YOUR TASK:
Among the entries that follow, locate the line with "Emit a component" and the line with "const STAR = 'path://M5". Output those lines and all lines in between, exactly, minus the pictures.

RECORDS SUPPLIED:
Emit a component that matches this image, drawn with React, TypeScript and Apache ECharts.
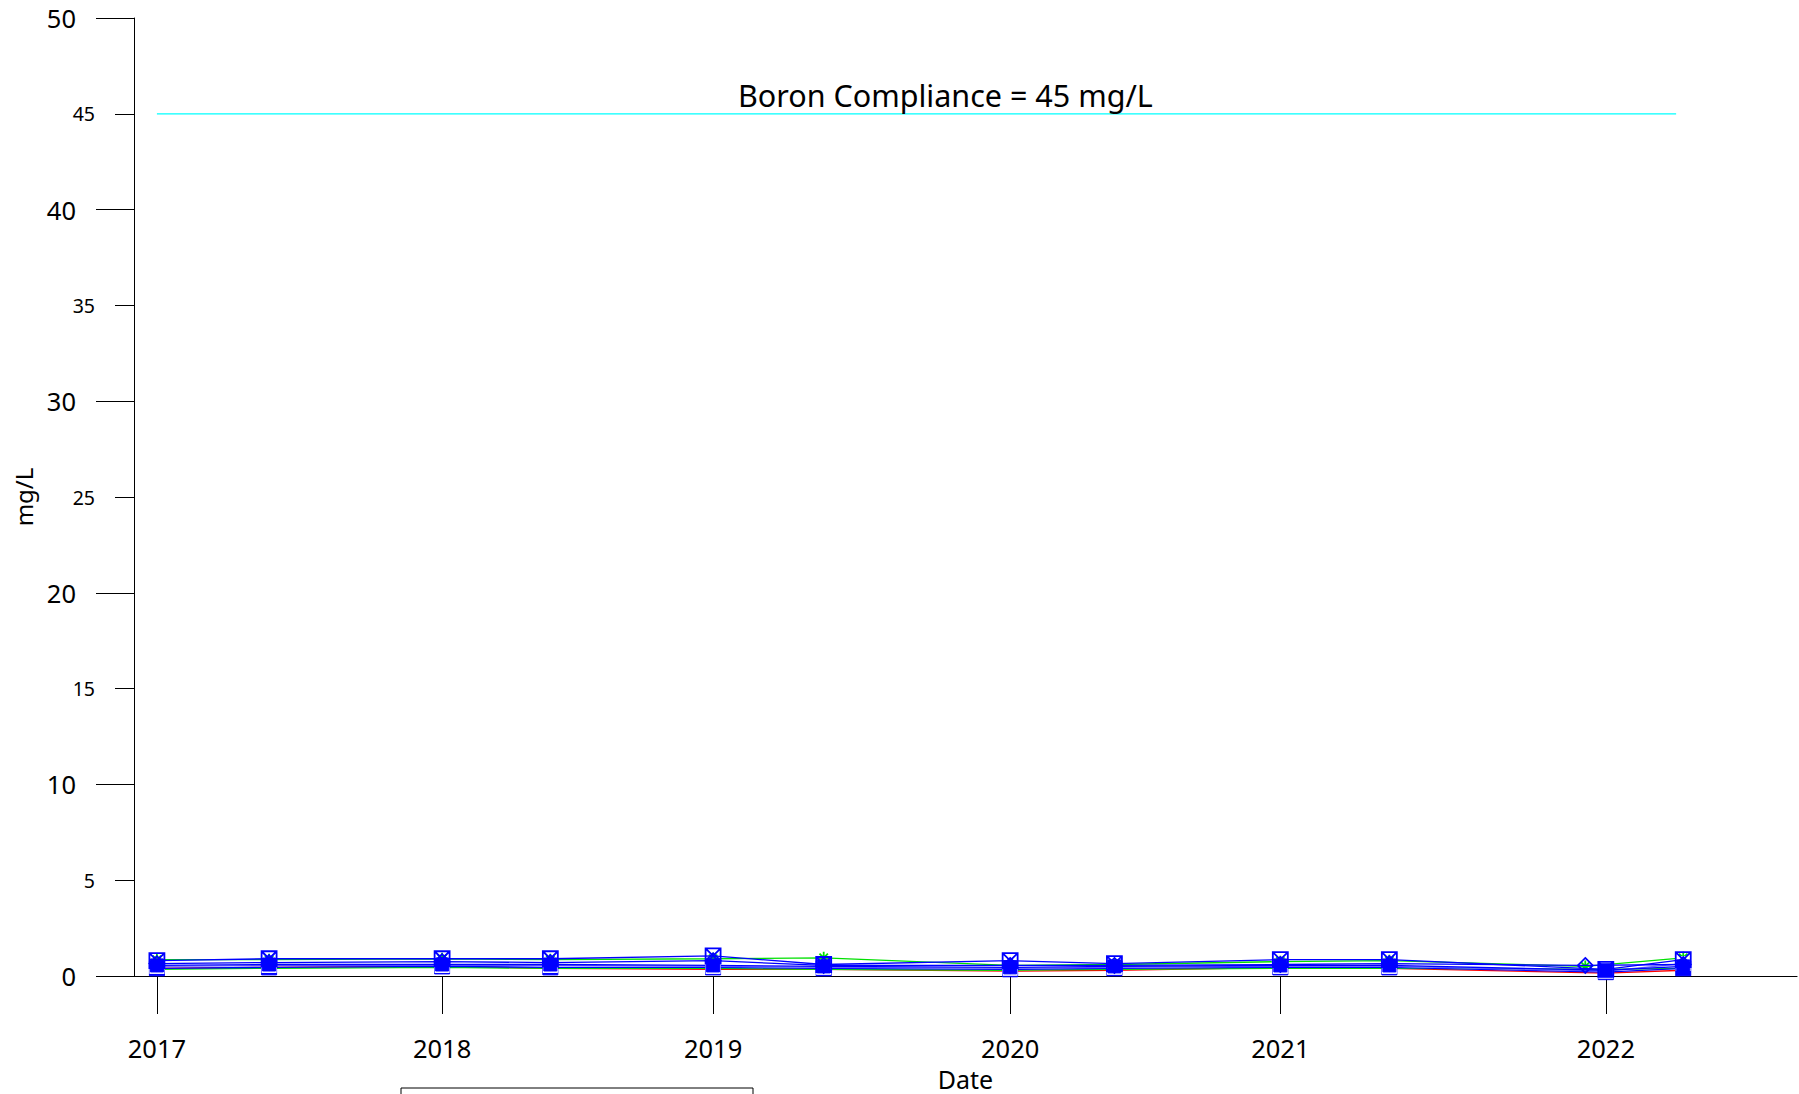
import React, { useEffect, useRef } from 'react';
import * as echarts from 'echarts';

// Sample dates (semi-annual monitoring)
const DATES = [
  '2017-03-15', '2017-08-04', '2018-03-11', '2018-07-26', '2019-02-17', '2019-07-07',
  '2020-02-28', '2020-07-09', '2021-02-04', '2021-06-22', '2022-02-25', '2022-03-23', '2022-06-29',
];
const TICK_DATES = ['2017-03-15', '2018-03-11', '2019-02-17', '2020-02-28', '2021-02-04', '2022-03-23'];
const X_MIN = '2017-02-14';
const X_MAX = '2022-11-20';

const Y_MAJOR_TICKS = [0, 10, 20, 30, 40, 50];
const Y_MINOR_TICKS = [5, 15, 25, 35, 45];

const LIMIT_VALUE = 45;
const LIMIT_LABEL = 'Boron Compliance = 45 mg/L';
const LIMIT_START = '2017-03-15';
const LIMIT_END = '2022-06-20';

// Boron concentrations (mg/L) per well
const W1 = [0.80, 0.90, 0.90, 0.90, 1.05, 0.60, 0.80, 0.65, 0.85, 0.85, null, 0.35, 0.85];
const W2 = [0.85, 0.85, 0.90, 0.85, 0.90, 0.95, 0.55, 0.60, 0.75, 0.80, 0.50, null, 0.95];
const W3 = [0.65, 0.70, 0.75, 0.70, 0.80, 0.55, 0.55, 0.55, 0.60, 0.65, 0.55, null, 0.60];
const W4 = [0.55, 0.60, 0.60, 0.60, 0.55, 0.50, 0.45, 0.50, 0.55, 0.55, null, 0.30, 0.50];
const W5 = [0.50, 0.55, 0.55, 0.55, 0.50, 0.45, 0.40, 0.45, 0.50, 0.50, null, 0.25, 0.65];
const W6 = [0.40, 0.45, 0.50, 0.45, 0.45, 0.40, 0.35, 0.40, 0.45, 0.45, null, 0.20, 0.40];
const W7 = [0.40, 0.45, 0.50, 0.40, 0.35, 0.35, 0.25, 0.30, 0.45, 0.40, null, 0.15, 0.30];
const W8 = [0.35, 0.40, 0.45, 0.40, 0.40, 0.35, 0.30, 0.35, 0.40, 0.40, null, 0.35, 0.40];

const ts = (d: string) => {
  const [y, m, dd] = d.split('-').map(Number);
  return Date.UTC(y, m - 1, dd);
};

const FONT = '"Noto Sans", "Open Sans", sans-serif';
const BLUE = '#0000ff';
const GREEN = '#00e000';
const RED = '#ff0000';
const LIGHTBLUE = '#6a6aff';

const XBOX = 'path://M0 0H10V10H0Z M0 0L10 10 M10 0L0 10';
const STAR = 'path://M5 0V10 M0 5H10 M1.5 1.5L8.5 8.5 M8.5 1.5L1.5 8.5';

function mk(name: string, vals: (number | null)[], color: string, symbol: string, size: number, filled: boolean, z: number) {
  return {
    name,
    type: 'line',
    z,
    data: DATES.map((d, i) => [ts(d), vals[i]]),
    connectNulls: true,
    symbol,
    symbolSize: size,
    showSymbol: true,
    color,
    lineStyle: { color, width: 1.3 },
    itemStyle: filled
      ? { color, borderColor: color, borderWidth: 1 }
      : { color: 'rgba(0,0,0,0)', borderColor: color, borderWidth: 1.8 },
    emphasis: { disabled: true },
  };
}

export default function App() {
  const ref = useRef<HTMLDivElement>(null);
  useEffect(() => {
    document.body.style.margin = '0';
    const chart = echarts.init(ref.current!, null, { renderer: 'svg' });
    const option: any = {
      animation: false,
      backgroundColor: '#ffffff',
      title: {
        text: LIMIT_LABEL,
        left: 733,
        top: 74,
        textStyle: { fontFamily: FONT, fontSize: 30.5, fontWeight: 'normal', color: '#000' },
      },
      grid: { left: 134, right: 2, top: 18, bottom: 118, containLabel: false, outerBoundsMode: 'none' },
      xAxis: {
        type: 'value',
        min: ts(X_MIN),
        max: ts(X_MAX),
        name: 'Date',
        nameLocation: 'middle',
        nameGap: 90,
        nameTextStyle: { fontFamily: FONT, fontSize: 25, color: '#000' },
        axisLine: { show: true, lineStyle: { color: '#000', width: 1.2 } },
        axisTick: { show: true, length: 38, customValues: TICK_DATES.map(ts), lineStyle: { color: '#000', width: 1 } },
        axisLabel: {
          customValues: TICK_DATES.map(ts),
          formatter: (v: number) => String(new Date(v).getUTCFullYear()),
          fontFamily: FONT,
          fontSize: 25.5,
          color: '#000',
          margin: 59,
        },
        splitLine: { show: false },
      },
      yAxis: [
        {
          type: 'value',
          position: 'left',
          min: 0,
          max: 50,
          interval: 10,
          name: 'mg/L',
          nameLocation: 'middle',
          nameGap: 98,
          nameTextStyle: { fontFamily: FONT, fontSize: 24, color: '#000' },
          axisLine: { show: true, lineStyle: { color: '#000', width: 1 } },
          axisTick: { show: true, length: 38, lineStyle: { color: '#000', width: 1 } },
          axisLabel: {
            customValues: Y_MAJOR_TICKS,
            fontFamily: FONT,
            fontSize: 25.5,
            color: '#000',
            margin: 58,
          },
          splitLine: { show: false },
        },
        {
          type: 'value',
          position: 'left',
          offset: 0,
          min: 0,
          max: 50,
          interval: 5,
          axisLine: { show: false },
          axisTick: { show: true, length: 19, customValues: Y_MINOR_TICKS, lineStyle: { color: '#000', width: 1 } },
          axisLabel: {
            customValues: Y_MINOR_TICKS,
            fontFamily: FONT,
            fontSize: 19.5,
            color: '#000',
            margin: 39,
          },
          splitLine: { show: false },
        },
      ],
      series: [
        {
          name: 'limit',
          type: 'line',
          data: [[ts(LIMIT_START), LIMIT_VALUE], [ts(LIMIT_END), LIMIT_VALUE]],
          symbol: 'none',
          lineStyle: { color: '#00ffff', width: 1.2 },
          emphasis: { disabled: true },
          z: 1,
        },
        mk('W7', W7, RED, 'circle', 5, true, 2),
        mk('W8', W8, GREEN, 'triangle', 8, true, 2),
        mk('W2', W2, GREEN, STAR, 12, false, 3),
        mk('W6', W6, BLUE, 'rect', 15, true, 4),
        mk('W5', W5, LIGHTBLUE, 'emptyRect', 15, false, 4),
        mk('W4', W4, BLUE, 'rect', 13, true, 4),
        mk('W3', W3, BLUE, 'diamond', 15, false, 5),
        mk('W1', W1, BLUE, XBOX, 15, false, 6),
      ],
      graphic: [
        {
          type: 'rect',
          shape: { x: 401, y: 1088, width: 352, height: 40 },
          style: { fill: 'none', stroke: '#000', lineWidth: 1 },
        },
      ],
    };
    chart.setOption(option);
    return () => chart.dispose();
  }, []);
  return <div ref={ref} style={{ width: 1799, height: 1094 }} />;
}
...
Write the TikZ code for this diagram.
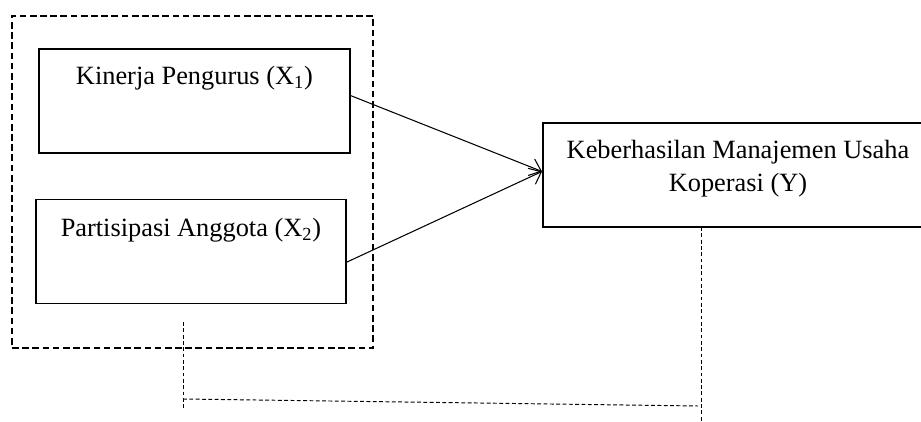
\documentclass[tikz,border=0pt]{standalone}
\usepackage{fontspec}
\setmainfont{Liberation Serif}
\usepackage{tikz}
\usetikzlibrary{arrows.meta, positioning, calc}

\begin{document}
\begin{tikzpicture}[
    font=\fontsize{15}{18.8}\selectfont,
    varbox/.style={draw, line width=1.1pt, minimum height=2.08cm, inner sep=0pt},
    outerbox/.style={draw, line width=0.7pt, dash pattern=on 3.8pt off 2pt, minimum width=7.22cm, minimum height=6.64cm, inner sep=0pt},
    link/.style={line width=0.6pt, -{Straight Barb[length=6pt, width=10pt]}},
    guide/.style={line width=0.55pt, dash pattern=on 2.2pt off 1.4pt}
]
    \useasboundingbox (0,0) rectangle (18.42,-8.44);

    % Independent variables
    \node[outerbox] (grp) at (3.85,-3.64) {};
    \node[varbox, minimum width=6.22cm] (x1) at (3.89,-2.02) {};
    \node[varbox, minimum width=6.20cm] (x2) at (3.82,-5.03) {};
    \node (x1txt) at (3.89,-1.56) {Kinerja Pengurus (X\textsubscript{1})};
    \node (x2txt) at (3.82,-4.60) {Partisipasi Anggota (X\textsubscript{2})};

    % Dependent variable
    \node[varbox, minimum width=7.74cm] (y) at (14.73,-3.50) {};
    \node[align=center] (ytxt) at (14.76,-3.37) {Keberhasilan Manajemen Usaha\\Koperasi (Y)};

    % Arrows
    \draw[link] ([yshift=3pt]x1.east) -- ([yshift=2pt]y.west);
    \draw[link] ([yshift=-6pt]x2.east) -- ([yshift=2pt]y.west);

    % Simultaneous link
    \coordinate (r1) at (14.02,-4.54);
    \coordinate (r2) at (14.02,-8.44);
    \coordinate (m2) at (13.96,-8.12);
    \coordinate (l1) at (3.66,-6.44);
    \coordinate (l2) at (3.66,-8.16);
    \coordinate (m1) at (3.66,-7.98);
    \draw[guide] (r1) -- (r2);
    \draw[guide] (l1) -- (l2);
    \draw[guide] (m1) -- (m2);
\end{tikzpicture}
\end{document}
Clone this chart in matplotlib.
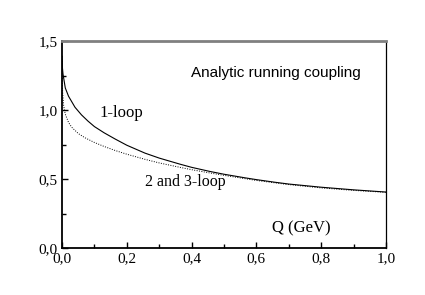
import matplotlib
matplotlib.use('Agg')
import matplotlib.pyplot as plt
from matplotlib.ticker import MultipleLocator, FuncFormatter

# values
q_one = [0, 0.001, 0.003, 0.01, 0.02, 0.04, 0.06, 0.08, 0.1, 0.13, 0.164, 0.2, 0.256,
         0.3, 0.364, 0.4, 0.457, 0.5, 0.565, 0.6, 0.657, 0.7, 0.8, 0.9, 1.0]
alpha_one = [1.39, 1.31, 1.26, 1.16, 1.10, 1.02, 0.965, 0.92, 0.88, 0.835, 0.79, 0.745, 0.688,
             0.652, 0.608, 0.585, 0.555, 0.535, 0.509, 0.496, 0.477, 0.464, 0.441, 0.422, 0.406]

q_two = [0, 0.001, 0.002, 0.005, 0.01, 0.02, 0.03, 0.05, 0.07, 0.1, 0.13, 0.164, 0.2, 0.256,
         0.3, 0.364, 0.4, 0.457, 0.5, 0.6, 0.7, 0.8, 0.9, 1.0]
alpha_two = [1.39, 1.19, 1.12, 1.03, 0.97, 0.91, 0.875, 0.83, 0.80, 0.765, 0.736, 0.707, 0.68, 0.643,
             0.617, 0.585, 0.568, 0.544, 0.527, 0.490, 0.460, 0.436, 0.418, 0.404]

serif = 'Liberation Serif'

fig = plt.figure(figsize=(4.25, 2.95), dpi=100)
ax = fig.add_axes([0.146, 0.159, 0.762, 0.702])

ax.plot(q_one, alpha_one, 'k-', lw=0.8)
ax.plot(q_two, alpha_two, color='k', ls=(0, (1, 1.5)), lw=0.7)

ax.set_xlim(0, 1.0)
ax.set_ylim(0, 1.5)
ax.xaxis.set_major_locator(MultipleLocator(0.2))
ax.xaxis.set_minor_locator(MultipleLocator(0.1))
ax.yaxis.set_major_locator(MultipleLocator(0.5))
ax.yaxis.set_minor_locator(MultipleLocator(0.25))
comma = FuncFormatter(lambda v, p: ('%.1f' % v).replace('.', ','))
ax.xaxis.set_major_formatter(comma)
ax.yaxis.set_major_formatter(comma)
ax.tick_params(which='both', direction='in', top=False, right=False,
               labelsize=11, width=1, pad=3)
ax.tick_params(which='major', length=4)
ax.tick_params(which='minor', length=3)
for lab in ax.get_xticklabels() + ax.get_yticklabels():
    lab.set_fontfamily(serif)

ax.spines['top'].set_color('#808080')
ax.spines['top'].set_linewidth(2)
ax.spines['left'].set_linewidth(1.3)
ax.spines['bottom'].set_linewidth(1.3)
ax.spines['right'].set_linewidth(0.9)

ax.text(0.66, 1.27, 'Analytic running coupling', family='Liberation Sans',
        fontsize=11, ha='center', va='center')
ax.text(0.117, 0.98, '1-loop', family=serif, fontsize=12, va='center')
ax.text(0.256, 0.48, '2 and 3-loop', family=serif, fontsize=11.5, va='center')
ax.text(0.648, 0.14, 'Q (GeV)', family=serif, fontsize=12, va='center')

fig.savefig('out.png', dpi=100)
---
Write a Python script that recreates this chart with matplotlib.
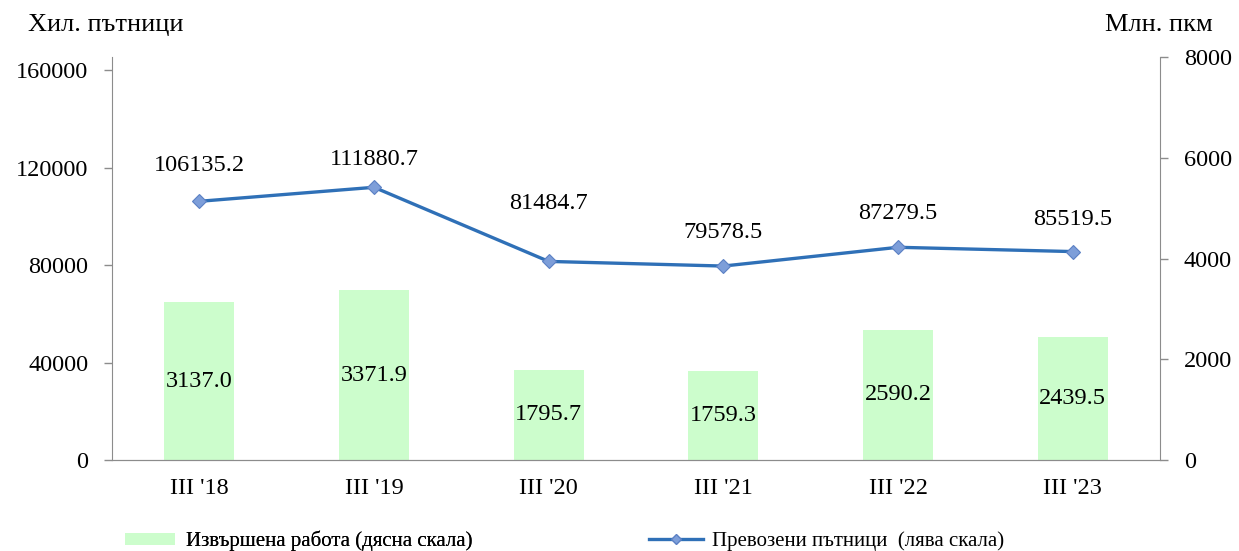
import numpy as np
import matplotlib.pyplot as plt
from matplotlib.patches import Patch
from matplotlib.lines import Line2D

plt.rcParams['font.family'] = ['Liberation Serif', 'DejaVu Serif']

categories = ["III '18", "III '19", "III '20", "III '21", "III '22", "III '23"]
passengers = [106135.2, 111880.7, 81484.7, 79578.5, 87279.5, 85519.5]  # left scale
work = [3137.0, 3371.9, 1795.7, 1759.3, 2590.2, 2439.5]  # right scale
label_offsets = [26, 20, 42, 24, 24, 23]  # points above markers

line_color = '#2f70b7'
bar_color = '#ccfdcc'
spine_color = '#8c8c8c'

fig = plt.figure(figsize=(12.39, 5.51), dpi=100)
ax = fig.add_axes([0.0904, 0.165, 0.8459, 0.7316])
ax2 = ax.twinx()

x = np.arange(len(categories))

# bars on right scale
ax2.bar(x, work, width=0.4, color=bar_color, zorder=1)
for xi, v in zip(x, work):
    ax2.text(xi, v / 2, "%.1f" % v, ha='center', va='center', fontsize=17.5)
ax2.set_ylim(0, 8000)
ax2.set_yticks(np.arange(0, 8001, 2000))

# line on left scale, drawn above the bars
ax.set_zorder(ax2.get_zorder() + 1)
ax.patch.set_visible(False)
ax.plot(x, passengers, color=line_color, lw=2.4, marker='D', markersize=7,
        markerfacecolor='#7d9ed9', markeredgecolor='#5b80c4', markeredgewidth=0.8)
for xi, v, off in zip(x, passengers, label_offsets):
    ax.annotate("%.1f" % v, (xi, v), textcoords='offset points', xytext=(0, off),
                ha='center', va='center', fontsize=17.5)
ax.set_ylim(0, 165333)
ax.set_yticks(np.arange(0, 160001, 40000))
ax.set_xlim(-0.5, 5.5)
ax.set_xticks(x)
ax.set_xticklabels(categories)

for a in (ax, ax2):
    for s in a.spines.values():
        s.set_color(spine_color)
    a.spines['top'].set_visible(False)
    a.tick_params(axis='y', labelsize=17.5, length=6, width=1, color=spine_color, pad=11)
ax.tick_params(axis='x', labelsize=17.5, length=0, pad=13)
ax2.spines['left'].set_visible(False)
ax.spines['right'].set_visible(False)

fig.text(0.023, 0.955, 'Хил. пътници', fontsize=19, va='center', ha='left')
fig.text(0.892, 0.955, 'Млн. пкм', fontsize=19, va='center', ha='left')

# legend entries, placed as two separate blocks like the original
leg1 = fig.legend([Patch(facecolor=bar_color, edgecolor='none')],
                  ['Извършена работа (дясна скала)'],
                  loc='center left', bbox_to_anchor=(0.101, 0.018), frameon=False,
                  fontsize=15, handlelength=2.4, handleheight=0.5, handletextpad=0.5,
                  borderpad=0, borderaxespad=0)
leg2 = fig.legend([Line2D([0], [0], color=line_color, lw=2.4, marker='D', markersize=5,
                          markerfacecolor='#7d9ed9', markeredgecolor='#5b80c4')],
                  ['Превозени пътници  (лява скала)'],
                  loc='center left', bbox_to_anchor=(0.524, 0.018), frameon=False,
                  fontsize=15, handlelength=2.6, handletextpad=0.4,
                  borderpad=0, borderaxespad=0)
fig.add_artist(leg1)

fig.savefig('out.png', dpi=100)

ANSWER TO THE EXERCISE:
Emit a component that matches this image, drawn with React, TypeScript and Apache ECharts.
import React, { useEffect, useRef } from 'react';
import * as echarts from 'echarts';

// Sample dates (semi-annual monitoring)
const DATES = [
  '2017-03-15', '2017-08-04', '2018-03-11', '2018-07-26', '2019-02-17', '2019-07-07',
  '2020-02-28', '2020-07-09', '2021-02-04', '2021-06-22', '2022-02-25', '2022-03-23', '2022-06-29',
];
const TICK_DATES = ['2017-03-15', '2018-03-11', '2019-02-17', '2020-02-28', '2021-02-04', '2022-03-23'];
const X_MIN = '2017-02-14';
const X_MAX = '2022-11-20';

const Y_MAJOR_TICKS = [0, 10, 20, 30, 40, 50];
const Y_MINOR_TICKS = [5, 15, 25, 35, 45];

const LIMIT_VALUE = 45;
const LIMIT_LABEL = 'Boron Compliance = 45 mg/L';
const LIMIT_START = '2017-03-15';
const LIMIT_END = '2022-06-20';

// Boron concentrations (mg/L) per well
const W1 = [0.80, 0.90, 0.90, 0.90, 1.05, 0.60, 0.80, 0.65, 0.85, 0.85, null, 0.35, 0.85];
const W2 = [0.85, 0.85, 0.90, 0.85, 0.90, 0.95, 0.55, 0.60, 0.75, 0.80, 0.50, null, 0.95];
const W3 = [0.65, 0.70, 0.75, 0.70, 0.80, 0.55, 0.55, 0.55, 0.60, 0.65, 0.55, null, 0.60];
const W4 = [0.55, 0.60, 0.60, 0.60, 0.55, 0.50, 0.45, 0.50, 0.55, 0.55, null, 0.30, 0.50];
const W5 = [0.50, 0.55, 0.55, 0.55, 0.50, 0.45, 0.40, 0.45, 0.50, 0.50, null, 0.25, 0.65];
const W6 = [0.40, 0.45, 0.50, 0.45, 0.45, 0.40, 0.35, 0.40, 0.45, 0.45, null, 0.20, 0.40];
const W7 = [0.40, 0.45, 0.50, 0.40, 0.35, 0.35, 0.25, 0.30, 0.45, 0.40, null, 0.15, 0.30];
const W8 = [0.35, 0.40, 0.45, 0.40, 0.40, 0.35, 0.30, 0.35, 0.40, 0.40, null, 0.35, 0.40];

const ts = (d: string) => {
  const [y, m, dd] = d.split('-').map(Number);
  return Date.UTC(y, m - 1, dd);
};

const FONT = '"Noto Sans", "Open Sans", sans-serif';
const BLUE = '#0000ff';
const GREEN = '#00e000';
const RED = '#ff0000';
const LIGHTBLUE = '#6a6aff';

const XBOX = 'path://M0 0H10V10H0Z M0 0L10 10 M10 0L0 10';
const STAR = 'path://M5 0V10 M0 5H10 M1.5 1.5L8.5 8.5 M8.5 1.5L1.5 8.5';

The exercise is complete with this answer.